## Begin

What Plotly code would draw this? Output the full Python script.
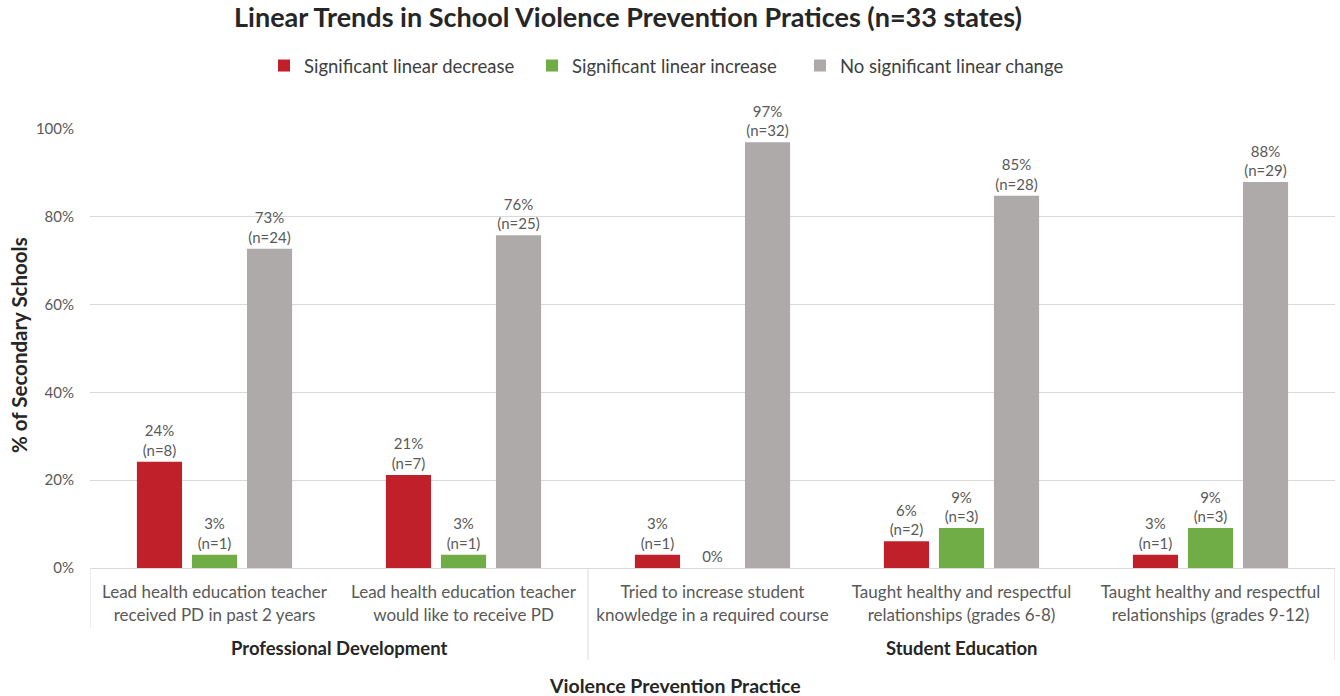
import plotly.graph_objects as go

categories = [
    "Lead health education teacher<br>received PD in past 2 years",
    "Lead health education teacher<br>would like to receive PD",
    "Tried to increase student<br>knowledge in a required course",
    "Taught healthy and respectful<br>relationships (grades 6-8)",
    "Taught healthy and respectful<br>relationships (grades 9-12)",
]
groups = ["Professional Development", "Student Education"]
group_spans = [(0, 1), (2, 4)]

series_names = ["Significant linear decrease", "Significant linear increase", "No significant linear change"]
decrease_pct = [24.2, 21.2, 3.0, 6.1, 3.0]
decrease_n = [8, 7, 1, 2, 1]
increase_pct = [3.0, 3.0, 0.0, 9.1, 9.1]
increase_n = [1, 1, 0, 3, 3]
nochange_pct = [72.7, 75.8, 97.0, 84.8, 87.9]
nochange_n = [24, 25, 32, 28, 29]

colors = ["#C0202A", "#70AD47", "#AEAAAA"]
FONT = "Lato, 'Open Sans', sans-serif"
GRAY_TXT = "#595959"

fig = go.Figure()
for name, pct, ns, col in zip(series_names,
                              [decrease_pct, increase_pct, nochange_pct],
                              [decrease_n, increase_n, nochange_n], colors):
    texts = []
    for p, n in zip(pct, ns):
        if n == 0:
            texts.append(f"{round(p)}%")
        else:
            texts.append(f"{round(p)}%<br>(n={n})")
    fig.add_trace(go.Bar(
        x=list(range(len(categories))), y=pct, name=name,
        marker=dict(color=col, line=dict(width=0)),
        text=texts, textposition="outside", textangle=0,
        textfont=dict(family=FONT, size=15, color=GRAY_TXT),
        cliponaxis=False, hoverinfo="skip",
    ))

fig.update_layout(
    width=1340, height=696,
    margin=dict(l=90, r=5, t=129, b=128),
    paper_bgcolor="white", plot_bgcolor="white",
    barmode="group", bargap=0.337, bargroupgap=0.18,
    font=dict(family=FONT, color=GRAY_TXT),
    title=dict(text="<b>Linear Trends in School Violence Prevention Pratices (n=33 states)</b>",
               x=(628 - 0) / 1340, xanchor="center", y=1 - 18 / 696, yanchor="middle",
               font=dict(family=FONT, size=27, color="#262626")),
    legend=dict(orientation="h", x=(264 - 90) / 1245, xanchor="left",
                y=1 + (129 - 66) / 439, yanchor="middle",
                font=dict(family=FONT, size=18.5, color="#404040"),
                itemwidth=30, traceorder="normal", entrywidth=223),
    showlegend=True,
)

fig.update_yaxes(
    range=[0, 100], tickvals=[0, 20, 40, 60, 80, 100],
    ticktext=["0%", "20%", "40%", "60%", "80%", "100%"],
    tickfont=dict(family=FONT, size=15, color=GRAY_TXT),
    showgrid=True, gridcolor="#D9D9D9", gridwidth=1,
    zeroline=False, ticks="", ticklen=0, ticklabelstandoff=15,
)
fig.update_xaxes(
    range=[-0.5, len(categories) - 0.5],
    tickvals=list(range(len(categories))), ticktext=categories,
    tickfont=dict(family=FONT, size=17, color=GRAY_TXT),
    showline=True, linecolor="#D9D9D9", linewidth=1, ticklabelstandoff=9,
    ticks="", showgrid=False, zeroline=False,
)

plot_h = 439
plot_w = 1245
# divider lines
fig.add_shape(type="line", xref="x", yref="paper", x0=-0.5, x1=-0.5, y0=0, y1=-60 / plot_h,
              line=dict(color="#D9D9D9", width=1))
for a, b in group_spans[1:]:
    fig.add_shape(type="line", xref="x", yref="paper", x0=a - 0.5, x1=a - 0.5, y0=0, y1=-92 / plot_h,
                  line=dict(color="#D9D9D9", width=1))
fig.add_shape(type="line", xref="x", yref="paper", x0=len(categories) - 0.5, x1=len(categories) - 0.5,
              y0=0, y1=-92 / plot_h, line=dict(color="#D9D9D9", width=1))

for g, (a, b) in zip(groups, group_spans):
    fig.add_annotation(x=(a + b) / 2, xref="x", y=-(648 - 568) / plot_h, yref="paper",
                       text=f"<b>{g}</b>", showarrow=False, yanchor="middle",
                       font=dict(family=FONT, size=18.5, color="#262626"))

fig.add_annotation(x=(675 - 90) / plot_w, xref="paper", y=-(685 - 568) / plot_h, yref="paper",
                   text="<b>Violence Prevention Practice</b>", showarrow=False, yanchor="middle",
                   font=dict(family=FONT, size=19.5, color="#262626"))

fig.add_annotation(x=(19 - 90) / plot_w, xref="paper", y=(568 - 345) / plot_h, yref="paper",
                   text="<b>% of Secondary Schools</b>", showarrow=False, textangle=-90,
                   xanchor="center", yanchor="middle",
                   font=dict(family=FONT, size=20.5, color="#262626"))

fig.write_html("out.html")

## End

DIRECTIONS:
All of the data above should be transcribed verbatim, with pictures omitted.

ANSWER:
What Plotly code would draw this? Output the full Python script.
import plotly.graph_objects as go

categories = [
    "Lead health education teacher<br>received PD in past 2 years",
    "Lead health education teacher<br>would like to receive PD",
    "Tried to increase student<br>knowledge in a required course",
    "Taught healthy and respectful<br>relationships (grades 6-8)",
    "Taught healthy and respectful<br>relationships (grades 9-12)",
]
groups = ["Professional Development", "Student Education"]
group_spans = [(0, 1), (2, 4)]

series_names = ["Significant linear decrease", "Significant linear increase", "No significant linear change"]
decrease_pct = [24.2, 21.2, 3.0, 6.1, 3.0]
decrease_n = [8, 7, 1, 2, 1]
increase_pct = [3.0, 3.0, 0.0, 9.1, 9.1]
increase_n = [1, 1, 0, 3, 3]
nochange_pct = [72.7, 75.8, 97.0, 84.8, 87.9]
nochange_n = [24, 25, 32, 28, 29]

colors = ["#C0202A", "#70AD47", "#AEAAAA"]
FONT = "Lato, 'Open Sans', sans-serif"
GRAY_TXT = "#595959"

fig = go.Figure()
for name, pct, ns, col in zip(series_names,
                              [decrease_pct, increase_pct, nochange_pct],
                              [decrease_n, increase_n, nochange_n], colors):
    texts = []
    for p, n in zip(pct, ns):
        if n == 0:
            texts.append(f"{round(p)}%")
        else:
            texts.append(f"{round(p)}%<br>(n={n})")
    fig.add_trace(go.Bar(
        x=list(range(len(categories))), y=pct, name=name,
        marker=dict(color=col, line=dict(width=0)),
        text=texts, textposition="outside", textangle=0,
        textfont=dict(family=FONT, size=15, color=GRAY_TXT),
        cliponaxis=False, hoverinfo="skip",
    ))

fig.update_layout(
    width=1340, height=696,
    margin=dict(l=90, r=5, t=129, b=128),
    paper_bgcolor="white", plot_bgcolor="white",
    barmode="group", bargap=0.337, bargroupgap=0.18,
    font=dict(family=FONT, color=GRAY_TXT),
    title=dict(text="<b>Linear Trends in School Violence Prevention Pratices (n=33 states)</b>",
               x=(628 - 0) / 1340, xanchor="center", y=1 - 18 / 696, yanchor="middle",
               font=dict(family=FONT, size=27, color="#262626")),
    legend=dict(orientation="h", x=(264 - 90) / 1245, xanchor="left",
                y=1 + (129 - 66) / 439, yanchor="middle",
                font=dict(family=FONT, size=18.5, color="#404040"),
                itemwidth=30, traceorder="normal", entrywidth=223),
    showlegend=True,
)

fig.update_yaxes(
    range=[0, 100], tickvals=[0, 20, 40, 60, 80, 100],
    ticktext=["0%", "20%", "40%", "60%", "80%", "100%"],
    tickfont=dict(family=FONT, size=15, color=GRAY_TXT),
    showgrid=True, gridcolor="#D9D9D9", gridwidth=1,
    zeroline=False, ticks="", ticklen=0, ticklabelstandoff=15,
)
fig.update_xaxes(
    range=[-0.5, len(categories) - 0.5],
    tickvals=list(range(len(categories))), ticktext=categories,
    tickfont=dict(family=FONT, size=17, color=GRAY_TXT),
    showline=True, linecolor="#D9D9D9", linewidth=1, ticklabelstandoff=9,
    ticks="", showgrid=False, zeroline=False,
)

plot_h = 439
plot_w = 1245
# divider lines
fig.add_shape(type="line", xref="x", yref="paper", x0=-0.5, x1=-0.5, y0=0, y1=-60 / plot_h,
              line=dict(color="#D9D9D9", width=1))
for a, b in group_spans[1:]:
    fig.add_shape(type="line", xref="x", yref="paper", x0=a - 0.5, x1=a - 0.5, y0=0, y1=-92 / plot_h,
                  line=dict(color="#D9D9D9", width=1))
fig.add_shape(type="line", xref="x", yref="paper", x0=len(categories) - 0.5, x1=len(categories) - 0.5,
              y0=0, y1=-92 / plot_h, line=dict(color="#D9D9D9", width=1))

for g, (a, b) in zip(groups, group_spans):
    fig.add_annotation(x=(a + b) / 2, xref="x", y=-(648 - 568) / plot_h, yref="paper",
                       text=f"<b>{g}</b>", showarrow=False, yanchor="middle",
                       font=dict(family=FONT, size=18.5, color="#262626"))

fig.add_annotation(x=(675 - 90) / plot_w, xref="paper", y=-(685 - 568) / plot_h, yref="paper",
                   text="<b>Violence Prevention Practice</b>", showarrow=False, yanchor="middle",
                   font=dict(family=FONT, size=19.5, color="#262626"))

fig.add_annotation(x=(19 - 90) / plot_w, xref="paper", y=(568 - 345) / plot_h, yref="paper",
                   text="<b>% of Secondary Schools</b>", showarrow=False, textangle=-90,
                   xanchor="center", yanchor="middle",
                   font=dict(family=FONT, size=20.5, color="#262626"))

fig.write_html("out.html")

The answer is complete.